> **Task details**
Write out the material again word for word, dropping any images it holds.

> **Data**
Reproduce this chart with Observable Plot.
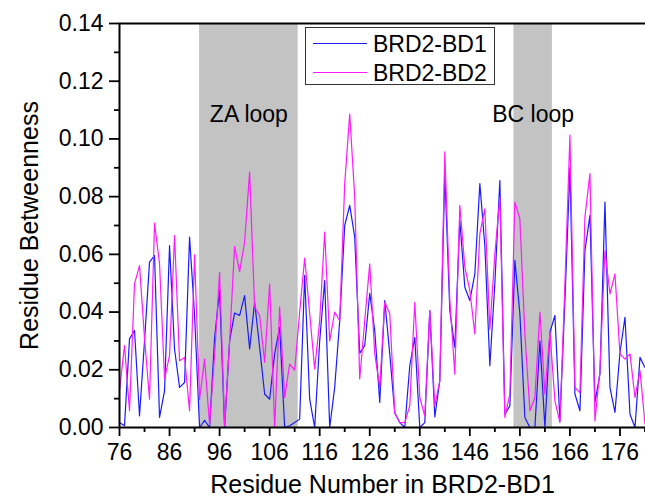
<!DOCTYPE html>
<html><head><meta charset="utf-8">
<script src="https://cdn.jsdelivr.net/npm/d3@7"></script>
<script src="https://cdn.jsdelivr.net/npm/@observablehq/plot@0.6"></script>
<style>
html,body{margin:0;padding:0;background:#fff;}
#wrap{position:relative;width:645px;height:498px;font-family:"Liberation Sans",Arial,sans-serif;}
#legend{position:absolute;left:305px;top:27px;width:190px;height:58px;border:1px solid #333;background:#fff;box-sizing:border-box;}
.row{position:absolute;left:0;display:flex;align-items:center;height:28px;}
.sw{width:54px;height:0;border-top:1.3px solid;margin-left:7px;margin-right:6px;}
.lab{font-size:23px;color:#000;line-height:28px;}
</style></head>
<body>
<div id="wrap"></div>
<script>
const residues = [76,77,78,79,80,81,82,83,84,85,86,87,88,89,90,91,92,93,94,95,96,97,98,99,100,101,102,103,104,105,106,107,108,109,110,111,112,113,114,115,116,117,118,119,120,121,122,123,124,125,126,127,128,129,130,131,132,133,134,135,136,137,138,139,140,141,142,143,144,145,146,147,148,149,150,151,152,153,154,155,156,157,158,159,160,161,162,163,164,165,166,167,168,169,170,171,172,173,174,175,176,177,178,179,180,181];
const bd1 = [0.0017,0.0006,0.0307,0.0336,0.0040,0.0300,0.0573,0.0596,0.0035,0.0127,0.0630,0.0272,0.0139,0.0156,0.0660,0.0390,0.0000,0.0025,0.0000,0.0310,0.0475,0.0000,0.0300,0.0397,0.0388,0.0457,0.0272,0.0434,0.0278,0.0116,0.0098,0.0255,0.0347,0.0000,0.0006,0.0017,0.0029,0.0527,0.0098,0.0000,0.0300,0.0509,0.0000,0.0139,0.0370,0.0700,0.0770,0.0660,0.0258,0.0284,0.0465,0.0336,0.0087,0.0440,0.0255,0.0050,0.0017,0.0000,0.0214,0.0312,0.0000,0.0017,0.0405,0.0037,0.0162,0.0880,0.0405,0.0278,0.0718,0.0486,0.0440,0.0532,0.0845,0.0630,0.0214,0.0500,0.0856,0.0046,0.0075,0.0579,0.0394,0.0035,0.0000,0.0000,0.0300,0.0000,0.0330,0.0388,0.0023,0.0440,0.0900,0.0116,0.0058,0.0613,0.0735,0.0087,0.0185,0.0781,0.0139,0.0052,0.0260,0.0382,0.0046,0.0000,0.0243,0.0208];
const bd2 = [0.0127,0.0284,0.0058,0.0498,0.0561,0.0310,0.0098,0.0708,0.0567,0.0168,0.0250,0.0665,0.0231,0.0243,0.0058,0.0598,0.0098,0.0237,0.0010,0.0250,0.0538,0.0006,0.0300,0.0627,0.0540,0.0642,0.0885,0.0417,0.0388,0.0226,0.0498,0.0000,0.0417,0.0104,0.0220,0.0199,0.0400,0.0587,0.0394,0.0203,0.0370,0.0677,0.0300,0.0400,0.0370,0.0845,0.1086,0.0799,0.0168,0.0370,0.0567,0.0255,0.0139,0.0434,0.0394,0.0050,0.0017,0.0017,0.0075,0.0434,0.0104,0.0040,0.0405,0.0075,0.0162,0.0955,0.0440,0.0185,0.0770,0.0556,0.0475,0.0324,0.0671,0.0758,0.0340,0.0600,0.0799,0.0035,0.0116,0.0781,0.0723,0.0324,0.0058,0.0104,0.0400,0.0116,0.0330,0.0093,0.0017,0.0498,0.1013,0.0139,0.0120,0.0730,0.0880,0.0023,0.0200,0.0613,0.0463,0.0532,0.0255,0.0237,0.0255,0.0104,0.0197,0.0012];
const seriesNames = ["BRD2-BD1", "BRD2-BD2"];
const seriesColors = ["#1a1aff", "#ff1aff"];
const loopNames = ["ZA loop", "BC loop"];
const loopStart = [92, 154.8];
const loopEnd = [111.7, 162.5];
const xMajorTicks = [76,86,96,106,116,126,136,146,156,166,176];
const xMinorTicks = [81,91,101,111,121,131,141,151,161,171,181];
const yMajorTicks = [0,0.02,0.04,0.06,0.08,0.10,0.12,0.14];
const yMinorTicks = [0.01,0.03,0.05,0.07,0.09,0.11,0.13];
const xTitle = "Residue Number in BRD2-BD1";
const yTitle = "Residue Betweenness";

const rows = residues.map((r, i) => ({residue: r, bd1: bd1[i], bd2: bd2[i]}));
const loops = loopNames.map((n, i) => ({name: n, x1: loopStart[i], x2: loopEnd[i], xm: (loopStart[i] + loopEnd[i]) / 2}));

const chart = Plot.plot({
  width: 645, height: 498,
  marginLeft: 119, marginRight: 0, marginTop: 23, marginBottom: 71,
  style: {fontFamily: '"Liberation Sans", Arial, sans-serif', fontSize: "23px", color: "#000", background: "#fff"},
  x: {domain: [76, 181.1]},
  y: {domain: [0, 0.14]},
  marks: [
    Plot.rect(loops, {x1: "x1", x2: "x2", y1: 0, y2: 0.14, fill: "#c3c3c3"}),
    Plot.text(loops, {x: "xm", y: 0.1085, text: "name", fontSize: 23, fill: "#000"}),
    Plot.line(rows, {x: "residue", y: "bd1", stroke: seriesColors[0], strokeWidth: 1.2}),
    Plot.line(rows, {x: "residue", y: "bd2", stroke: seriesColors[1], strokeWidth: 1.2}),
    Plot.axisX({ticks: xMajorTicks, tickSize: 9, tickPadding: 7, tickFormat: d => String(d), strokeWidth: 1.8, fontSize: 23, label: null}),
    Plot.axisX({ticks: xMinorTicks, tickSize: 5, tickFormat: () => "", strokeWidth: 1.8, label: null}),
    Plot.axisY({ticks: yMajorTicks, tickSize: 10, tickPadding: 6, tickFormat: d3.format(".2f"), strokeWidth: 1.8, fontSize: 23, label: null}),
    Plot.axisY({ticks: yMinorTicks, tickSize: 5, tickFormat: () => "", strokeWidth: 1.8, label: null}),
    Plot.ruleY([0], {stroke: "#000", strokeWidth: 2}),
    Plot.ruleY([0.14], {stroke: "#000", strokeWidth: 2}),
    Plot.ruleX([76], {stroke: "#000", strokeWidth: 2}),
    Plot.text([xTitle], {frameAnchor: "bottom", lineAnchor: "middle", dy: 57, fontSize: 25, fill: "#000"}),
    Plot.text([yTitle], {frameAnchor: "left", textAnchor: "middle", lineAnchor: "middle", dx: -90, rotate: -90, fontSize: 25, fill: "#000"})
  ]
});

const wrap = document.getElementById("wrap");
wrap.appendChild(chart);
const legend = document.createElement("div");
legend.id = "legend";
seriesNames.forEach((name, i) => {
  const row = document.createElement("div");
  row.className = "row";
  row.style.top = (i === 0 ? 1.5 : 30.5) + "px";
  const sw = document.createElement("div");
  sw.className = "sw";
  sw.style.borderTopColor = seriesColors[i];
  const lab = document.createElement("span");
  lab.className = "lab";
  lab.textContent = name;
  row.appendChild(sw); row.appendChild(lab);
  legend.appendChild(row);
});
wrap.appendChild(legend);
</script>
</body></html>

> **The solution**
Reproduce this chart with Observable Plot.
<!DOCTYPE html>
<html><head><meta charset="utf-8">
<script src="https://cdn.jsdelivr.net/npm/d3@7"></script>
<script src="https://cdn.jsdelivr.net/npm/@observablehq/plot@0.6"></script>
<style>
html,body{margin:0;padding:0;background:#fff;}
#wrap{position:relative;width:645px;height:498px;font-family:"Liberation Sans",Arial,sans-serif;}
#legend{position:absolute;left:305px;top:27px;width:190px;height:58px;border:1px solid #333;background:#fff;box-sizing:border-box;}
.row{position:absolute;left:0;display:flex;align-items:center;height:28px;}
.sw{width:54px;height:0;border-top:1.3px solid;margin-left:7px;margin-right:6px;}
.lab{font-size:23px;color:#000;line-height:28px;}
</style></head>
<body>
<div id="wrap"></div>
<script>
const residues = [76,77,78,79,80,81,82,83,84,85,86,87,88,89,90,91,92,93,94,95,96,97,98,99,100,101,102,103,104,105,106,107,108,109,110,111,112,113,114,115,116,117,118,119,120,121,122,123,124,125,126,127,128,129,130,131,132,133,134,135,136,137,138,139,140,141,142,143,144,145,146,147,148,149,150,151,152,153,154,155,156,157,158,159,160,161,162,163,164,165,166,167,168,169,170,171,172,173,174,175,176,177,178,179,180,181];
const bd1 = [0.0017,0.0006,0.0307,0.0336,0.0040,0.0300,0.0573,0.0596,0.0035,0.0127,0.0630,0.0272,0.0139,0.0156,0.0660,0.0390,0.0000,0.0025,0.0000,0.0310,0.0475,0.0000,0.0300,0.0397,0.0388,0.0457,0.0272,0.0434,0.0278,0.0116,0.0098,0.0255,0.0347,0.0000,0.0006,0.0017,0.0029,0.0527,0.0098,0.0000,0.0300,0.0509,0.0000,0.0139,0.0370,0.0700,0.0770,0.0660,0.0258,0.0284,0.0465,0.0336,0.0087,0.0440,0.0255,0.0050,0.0017,0.0000,0.0214,0.0312,0.0000,0.0017,0.0405,0.0037,0.0162,0.0880,0.0405,0.0278,0.0718,0.0486,0.0440,0.0532,0.0845,0.0630,0.0214,0.0500,0.0856,0.0046,0.0075,0.0579,0.0394,0.0035,0.0000,0.0000,0.0300,0.0000,0.0330,0.0388,0.0023,0.0440,0.0900,0.0116,0.0058,0.0613,0.0735,0.0087,0.0185,0.0781,0.0139,0.0052,0.0260,0.0382,0.0046,0.0000,0.0243,0.0208];
const bd2 = [0.0127,0.0284,0.0058,0.0498,0.0561,0.0310,0.0098,0.0708,0.0567,0.0168,0.0250,0.0665,0.0231,0.0243,0.0058,0.0598,0.0098,0.0237,0.0010,0.0250,0.0538,0.0006,0.0300,0.0627,0.0540,0.0642,0.0885,0.0417,0.0388,0.0226,0.0498,0.0000,0.0417,0.0104,0.0220,0.0199,0.0400,0.0587,0.0394,0.0203,0.0370,0.0677,0.0300,0.0400,0.0370,0.0845,0.1086,0.0799,0.0168,0.0370,0.0567,0.0255,0.0139,0.0434,0.0394,0.0050,0.0017,0.0017,0.0075,0.0434,0.0104,0.0040,0.0405,0.0075,0.0162,0.0955,0.0440,0.0185,0.0770,0.0556,0.0475,0.0324,0.0671,0.0758,0.0340,0.0600,0.0799,0.0035,0.0116,0.0781,0.0723,0.0324,0.0058,0.0104,0.0400,0.0116,0.0330,0.0093,0.0017,0.0498,0.1013,0.0139,0.0120,0.0730,0.0880,0.0023,0.0200,0.0613,0.0463,0.0532,0.0255,0.0237,0.0255,0.0104,0.0197,0.0012];
const seriesNames = ["BRD2-BD1", "BRD2-BD2"];
const seriesColors = ["#1a1aff", "#ff1aff"];
const loopNames = ["ZA loop", "BC loop"];
const loopStart = [92, 154.8];
const loopEnd = [111.7, 162.5];
const xMajorTicks = [76,86,96,106,116,126,136,146,156,166,176];
const xMinorTicks = [81,91,101,111,121,131,141,151,161,171,181];
const yMajorTicks = [0,0.02,0.04,0.06,0.08,0.10,0.12,0.14];
const yMinorTicks = [0.01,0.03,0.05,0.07,0.09,0.11,0.13];
const xTitle = "Residue Number in BRD2-BD1";
const yTitle = "Residue Betweenness";

const rows = residues.map((r, i) => ({residue: r, bd1: bd1[i], bd2: bd2[i]}));
const loops = loopNames.map((n, i) => ({name: n, x1: loopStart[i], x2: loopEnd[i], xm: (loopStart[i] + loopEnd[i]) / 2}));

const chart = Plot.plot({
  width: 645, height: 498,
  marginLeft: 119, marginRight: 0, marginTop: 23, marginBottom: 71,
  style: {fontFamily: '"Liberation Sans", Arial, sans-serif', fontSize: "23px", color: "#000", background: "#fff"},
  x: {domain: [76, 181.1]},
  y: {domain: [0, 0.14]},
  marks: [
    Plot.rect(loops, {x1: "x1", x2: "x2", y1: 0, y2: 0.14, fill: "#c3c3c3"}),
    Plot.text(loops, {x: "xm", y: 0.1085, text: "name", fontSize: 23, fill: "#000"}),
    Plot.line(rows, {x: "residue", y: "bd1", stroke: seriesColors[0], strokeWidth: 1.2}),
    Plot.line(rows, {x: "residue", y: "bd2", stroke: seriesColors[1], strokeWidth: 1.2}),
    Plot.axisX({ticks: xMajorTicks, tickSize: 9, tickPadding: 7, tickFormat: d => String(d), strokeWidth: 1.8, fontSize: 23, label: null}),
    Plot.axisX({ticks: xMinorTicks, tickSize: 5, tickFormat: () => "", strokeWidth: 1.8, label: null}),
    Plot.axisY({ticks: yMajorTicks, tickSize: 10, tickPadding: 6, tickFormat: d3.format(".2f"), strokeWidth: 1.8, fontSize: 23, label: null}),
    Plot.axisY({ticks: yMinorTicks, tickSize: 5, tickFormat: () => "", strokeWidth: 1.8, label: null}),
    Plot.ruleY([0], {stroke: "#000", strokeWidth: 2}),
    Plot.ruleY([0.14], {stroke: "#000", strokeWidth: 2}),
    Plot.ruleX([76], {stroke: "#000", strokeWidth: 2}),
    Plot.text([xTitle], {frameAnchor: "bottom", lineAnchor: "middle", dy: 57, fontSize: 25, fill: "#000"}),
    Plot.text([yTitle], {frameAnchor: "left", textAnchor: "middle", lineAnchor: "middle", dx: -90, rotate: -90, fontSize: 25, fill: "#000"})
  ]
});

const wrap = document.getElementById("wrap");
wrap.appendChild(chart);
const legend = document.createElement("div");
legend.id = "legend";
seriesNames.forEach((name, i) => {
  const row = document.createElement("div");
  row.className = "row";
  row.style.top = (i === 0 ? 1.5 : 30.5) + "px";
  const sw = document.createElement("div");
  sw.className = "sw";
  sw.style.borderTopColor = seriesColors[i];
  const lab = document.createElement("span");
  lab.className = "lab";
  lab.textContent = name;
  row.appendChild(sw); row.appendChild(lab);
  legend.appendChild(row);
});
wrap.appendChild(legend);
</script>
</body></html>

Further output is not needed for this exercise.